What the task asks =
Print the listing from its top line through the line containing "var yTicks = [0.0, 0.2, 0.4, 0.6, 0.8, 1.0];", nothing more, and leave out the pictures.

Dataset excerpt =
## begin

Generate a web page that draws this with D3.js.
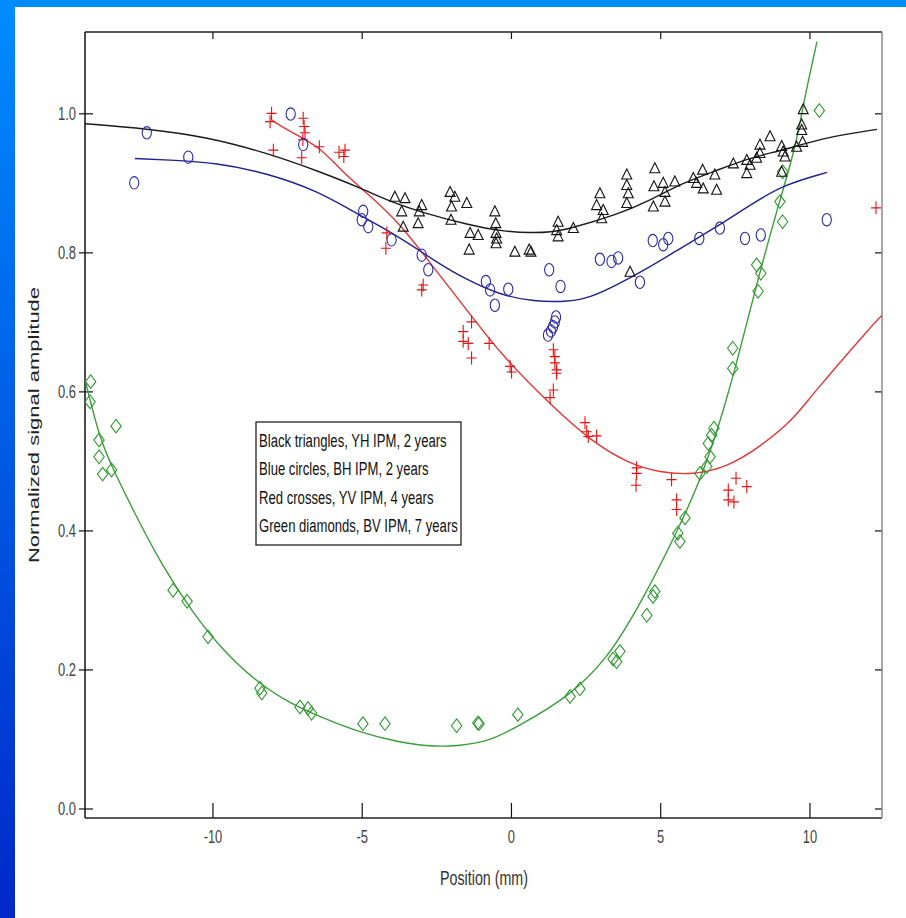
<!DOCTYPE html>
<html>
<head>
<meta charset="utf-8">
<script src="https://cdn.jsdelivr.net/npm/d3@7/dist/d3.min.js"></script>
<style>
body { margin: 0; background: #fff; }
svg { display: block; }
</style>
</head>
<body>
<svg id="chart" width="906" height="918"></svg>
<script>
// axis ticks
var xTicks = [-10, -5, 0, 5, 10];
var yTicks = [0.0, 0.2, 0.4, 0.6, 0.8, 1.0];

// Black triangles, YH IPM, 2 years
var blackTriangles = [
	[-3.89,0.880],[-3.55,0.878],[-3.66,0.859],[-3.61,0.837],[-2.99,0.868],[-3.07,0.859],[-3.11,0.842],
	[-2.04,0.887],[-1.88,0.880],[-1.99,0.866],[-2.01,0.847],[-1.48,0.871],[-1.37,0.828],[-1.10,0.825],
	[-1.40,0.804],[-0.54,0.859],[-0.51,0.842],[-0.50,0.828],[-0.48,0.820],[-0.50,0.813],[0.13,0.801],
	[0.61,0.804],[0.67,0.801],[1.58,0.844],[1.53,0.832],[1.58,0.823],[2.09,0.835],[2.98,0.885],
	[2.87,0.868],[3.09,0.861],[3.04,0.849],[3.88,0.912],[3.88,0.897],[3.93,0.885],[3.88,0.871],
	[4.82,0.921],[4.79,0.895],[5.10,0.900],[5.16,0.887],[4.77,0.866],[5.16,0.873],[5.49,0.902],
	[6.11,0.907],[6.22,0.900],[6.42,0.919],[6.44,0.892],[6.83,0.912],[6.89,0.890],[7.45,0.928],
	[7.90,0.933],[8.01,0.926],[7.90,0.914],[8.23,0.936],[8.34,0.943],[8.34,0.955],[8.68,0.967],
	[9.07,0.953],[9.12,0.945],[9.18,0.938],[9.07,0.916],[9.74,0.976],[9.79,1.006],[9.74,0.984],
	[9.57,0.952],[9.77,0.959],[3.99,0.772]
];
var blackFit = [
	[-14.27,0.985],[-12.19,0.978],[-10.18,0.966],[-8.17,0.943],[-6.40,0.916],[-5.06,0.893],[-4.05,0.873],
	[-2.95,0.857],[-1.47,0.840],[-0.27,0.830],[0.74,0.828],[1.31,0.829],[1.98,0.834],[3.55,0.854],
	[4.66,0.875],[5.76,0.900],[6.90,0.918],[8.01,0.936],[9.11,0.947],[10.59,0.966],[12.26,0.977]
];

// Blue circles, BH IPM, 2 years
var blueCircles = [
	[-12.62,0.900],[-12.20,0.972],[-10.81,0.937],[-7.38,0.999],[-6.96,0.955],[-4.95,0.859],[-5.00,0.847],
	[-4.78,0.837],[-4.00,0.818],[-2.99,0.796],[-2.77,0.775],[-0.84,0.758],[-0.70,0.746],[-0.54,0.724],
	[-0.09,0.747],[1.28,0.775],[1.66,0.751],[1.51,0.707],[1.47,0.700],[1.41,0.693],[1.34,0.687],
	[1.24,0.681],[2.98,0.790],[3.37,0.787],[3.59,0.792],[4.32,0.757],[4.75,0.817],[5.10,0.811],
	[5.27,0.820],[6.31,0.820],[7.00,0.835],[7.84,0.820],[8.37,0.825],[10.58,0.847]
];
var blueFit = [
	[-12.60,0.935],[-11.52,0.933],[-9.85,0.929],[-8.17,0.914],[-6.40,0.887],[-5.39,0.861],[-3.72,0.822],
	[-2.61,0.789],[-1.47,0.760],[-0.37,0.739],[0.74,0.729],[1.98,0.729],[2.65,0.735],[3.55,0.753],
	[4.66,0.779],[5.76,0.808],[6.90,0.837],[8.01,0.868],[9.11,0.897],[10.59,0.915]
];

// Red crosses, YV IPM, 4 years
var redCrosses = [
	[-8.02,1.000],[-8.07,0.988],[-7.96,0.947],[-6.96,0.993],[-6.93,0.981],[-6.90,0.972],[-6.97,0.962],
	[-7.01,0.936],[-6.42,0.952],[-5.76,0.944],[-5.56,0.947],[-5.60,0.938],[-4.16,0.828],[-4.19,0.806],
	[-2.99,0.746],[-2.94,0.753],[-1.32,0.700],[-1.60,0.686],[-1.60,0.672],[-1.43,0.669],[-0.73,0.669],
	[-1.32,0.648],[-0.03,0.636],[0.02,0.628],[1.42,0.660],[1.47,0.650],[1.47,0.641],[1.53,0.631],
	[1.53,0.626],[1.42,0.602],[1.31,0.591],[2.48,0.555],[2.54,0.542],[2.59,0.535],[2.87,0.536],
	[4.21,0.490],[4.21,0.482],[4.19,0.465],[5.38,0.473],[5.55,0.444],[5.55,0.430],[7.54,0.475],
	[7.28,0.458],[7.28,0.444],[7.47,0.441],[7.90,0.463],[12.23,0.864]
];
var redFit = [
	[-8.04,0.991],[-7.50,0.976],[-6.40,0.952],[-5.73,0.919],[-4.82,0.885],[-3.72,0.842],[-2.61,0.779],
	[-1.47,0.717],[-0.37,0.655],[1.07,0.592],[1.64,0.569],[2.65,0.530],[3.89,0.497],[5.00,0.483],
	[6.10,0.480],[7.24,0.491],[8.34,0.520],[9.45,0.559],[10.02,0.592],[12.26,0.703],[12.43,0.709]
];

// Green diamonds, BV IPM, 7 years
var greenDiamonds = [
	[-14.08,0.614],[-14.10,0.585],[-13.80,0.530],[-13.23,0.550],[-13.80,0.506],[-13.68,0.481],[-13.38,0.487],
	[-11.32,0.314],[-10.85,0.298],[-10.15,0.247],[-8.41,0.173],[-8.35,0.166],[-7.07,0.146],[-6.80,0.144],
	[-6.68,0.137],[-4.96,0.122],[-4.22,0.122],[-1.82,0.119],[-1.11,0.123],[-1.07,0.122],[0.23,0.135],
	[1.98,0.161],[2.31,0.172],[3.42,0.215],[3.54,0.211],[3.65,0.226],[4.55,0.278],[4.76,0.305],
	[4.82,0.312],[5.59,0.396],[5.66,0.384],[5.83,0.418],[6.33,0.482],[6.56,0.492],[6.67,0.506],
	[6.61,0.525],[6.72,0.537],[6.80,0.547],[7.43,0.662],[7.43,0.633],[8.23,0.782],[8.37,0.770],
	[8.28,0.744],[9.01,0.873],[9.10,0.916],[9.10,0.844],[10.33,1.004]
];
var greenFit = [
	[-14.27,0.617],[-13.77,0.530],[-13.27,0.483],[-12.66,0.429],[-11.66,0.347],[-10.65,0.281],[-9.75,0.232],
	[-8.51,0.181],[-7.30,0.149],[-6.40,0.132],[-5.06,0.109],[-3.72,0.095],[-2.71,0.089],[-1.71,0.090],
	[-0.70,0.097],[0.23,0.118],[1.88,0.159],[3.22,0.214],[4.32,0.293],[5.43,0.386],[6.33,0.470],
	[7.00,0.555],[7.54,0.637],[8.24,0.756],[8.91,0.861],[9.51,0.947],[9.78,1.009],[10.02,1.058],[10.25,1.103]
];

var legendLines = [
	"Black triangles, YH IPM, 2 years",
	"Blue circles, BH IPM, 2 years",
	"Red crosses, YV IPM, 4 years",
	"Green diamonds, BV IPM, 7 years"
];

var svg = d3.select("#chart");
// plot frame (named so they do not clash with window.top)
var plotL = 85, plotR = 882, plotT = 32, plotB = 818;
var squeeze = 0.68; // the slide was squashed sideways, text too

var x = d3.scaleLinear().domain([-14.27, 12.43]).range([plotL, plotR]);
var y = d3.scaleLinear().domain([-0.0137, 1.117]).range([plotB, plotT]);

// slide background with the blue edges
var defs = svg.append("defs");
var grad = defs.append("linearGradient").attr("id", "edge").attr("x1", 0).attr("y1", 0).attr("x2", 0).attr("y2", 1);
grad.append("stop").attr("offset", "0%").attr("stop-color", "#008cff");
grad.append("stop").attr("offset", "100%").attr("stop-color", "#0028c8");
svg.append("rect").attr("width", 906).attr("height", 918).attr("fill", "#fff");
svg.append("rect").attr("x", 0).attr("y", 0).attr("width", 906).attr("height", 7).attr("fill", "#008cff");
svg.append("rect").attr("x", 0).attr("y", 0).attr("width", 15).attr("height", 918).attr("fill", "url(#edge)");

defs.append("clipPath").attr("id", "plotclip").append("rect")
	.attr("x", plotL).attr("y", plotT).attr("width", plotR - plotL).attr("height", plotB - plotT);

var fontFam = "'Liberation Sans', Arial, sans-serif";

// axes
var xBottom = svg.append("g").attr("transform", "translate(0," + plotB + ")")
	.call(d3.axisBottom(x).tickValues(xTicks).tickSizeInner(-15).tickSizeOuter(0).tickFormat(function (d) { return d; }));
xBottom.selectAll("text").attr("y", 0).attr("dy", null)
	.attr("transform", "translate(0,25) scale(" + squeeze + ",1)")
	.style("font-size", "19px");

var xTop = svg.append("g").attr("transform", "translate(0," + plotT + ")")
	.call(d3.axisTop(x).tickValues(xTicks).tickSizeInner(-7).tickSizeOuter(0).tickFormat(""));

var yLeft = svg.append("g").attr("transform", "translate(" + plotL + ",0)")
	.call(d3.axisLeft(y).tickValues(yTicks).tickSizeInner(6).tickSizeOuter(0).tickFormat(d3.format(".1f")));
yLeft.selectAll(".tick line").attr("x1", 8);
yLeft.selectAll("text").attr("x", 0)
	.attr("transform", "translate(-9,0) scale(" + squeeze + ",1)")
	.style("font-size", "19px");

var yRight = svg.append("g").attr("transform", "translate(" + plotR + ",0)")
	.call(d3.axisRight(y).tickValues(yTicks).tickSizeInner(-7).tickSizeOuter(0).tickFormat(""));

[xBottom, xTop, yLeft, yRight].forEach(function (g) {
	g.select(".domain").remove();
	g.selectAll(".tick line").attr("stroke", "#111").attr("stroke-width", 1.2);
	g.selectAll("text").attr("fill", "#444").style("font-family", fontFam);
});

// frame
svg.append("line").attr("x1", plotL).attr("x2", plotR).attr("y1", plotT).attr("y2", plotT).attr("stroke", "#222").attr("stroke-width", 1.5);
svg.append("line").attr("x1", plotL).attr("x2", plotR).attr("y1", plotB).attr("y2", plotB).attr("stroke", "#222").attr("stroke-width", 1.5);
svg.append("line").attr("x1", plotL).attr("x2", plotL).attr("y1", plotT).attr("y2", plotB).attr("stroke", "#111").attr("stroke-width", 1.5);
svg.append("line").attr("x1", plotR).attr("x2", plotR).attr("y1", plotT).attr("y2", plotB).attr("stroke", "#888").attr("stroke-width", 1.5);

// axis titles
svg.append("text").text("Position (mm)")
	.attr("transform", "translate(484,885) scale(" + squeeze + ",1)")
	.attr("text-anchor", "middle").attr("fill", "#333")
	.style("font-family", fontFam).style("font-size", "21px");
svg.append("text").text("Normalized signal amplitude")
	.attr("transform", "translate(39,425) scale(" + squeeze + ",1) rotate(-90)")
	.attr("text-anchor", "middle").attr("fill", "#222")
	.style("font-family", fontFam).style("font-size", "22px");

var plot = svg.append("g").attr("clip-path", "url(#plotclip)");

// fitted curves
var line = d3.line()
	.x(function (d) { return x(d[0]); })
	.y(function (d) { return y(d[1]); })
	.curve(d3.curveBasis);
function drawFit(data, color) {
	plot.append("path").datum(data).attr("d", line)
		.attr("fill", "none").attr("stroke", color).attr("stroke-width", 1.4);
}
drawFit(greenFit, "#3a9e3a");
drawFit(redFit, "#e53535");
drawFit(blueFit, "#22228e");
drawFit(blackFit, "#1a1a1a");

// markers
function drawMarkers(data, color, pathFn) {
	plot.append("g").selectAll("path").data(data).enter().append("path")
		.attr("transform", function (d) { return "translate(" + x(d[0]) + "," + y(d[1]) + ")"; })
		.attr("d", pathFn)
		.attr("fill", "none").attr("stroke", color).attr("stroke-width", 1.1);
}
var trianglePath = "M0,-5.5L5,4.5L-5,4.5Z";
var diamondPath = "M0,-6.8L5.2,0L0,6.8L-5.2,0Z";
var crossPath = "M-5,0L5,0M0,-6.5L0,6.5";
var circlePath = "M-4.6,0A4.6,6.2 0 1,0 4.6,0A4.6,6.2 0 1,0 -4.6,0Z";
drawMarkers(greenDiamonds, "#2e9a2e", diamondPath);
drawMarkers(redCrosses, "#e81010", crossPath);
drawMarkers(blueCircles, "#2a2aa8", circlePath);
drawMarkers(blackTriangles, "#111", trianglePath);

// legend box
var legend = svg.append("g");
legend.append("rect").attr("x", 256).attr("y", 422).attr("width", 205).attr("height", 123)
	.attr("fill", "#fff").attr("stroke", "#222").attr("stroke-width", 1.3);
legend.selectAll("text").data(legendLines).enter().append("text")
	.text(function (d) { return d; })
	.attr("transform", function (d, i) { return "translate(259," + (447 + i * 28.4) + ") scale(0.69,1)"; })
	.attr("fill", "#111")
	.style("font-family", fontFam).style("font-size", "19px");
</script>
</body>
</html>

## end

Exercise solution =
Generate a web page that draws this with D3.js.
<!DOCTYPE html>
<html>
<head>
<meta charset="utf-8">
<script src="https://cdn.jsdelivr.net/npm/d3@7/dist/d3.min.js"></script>
<style>
body { margin: 0; background: #fff; }
svg { display: block; }
</style>
</head>
<body>
<svg id="chart" width="906" height="918"></svg>
<script>
// axis ticks
var xTicks = [-10, -5, 0, 5, 10];
var yTicks = [0.0, 0.2, 0.4, 0.6, 0.8, 1.0];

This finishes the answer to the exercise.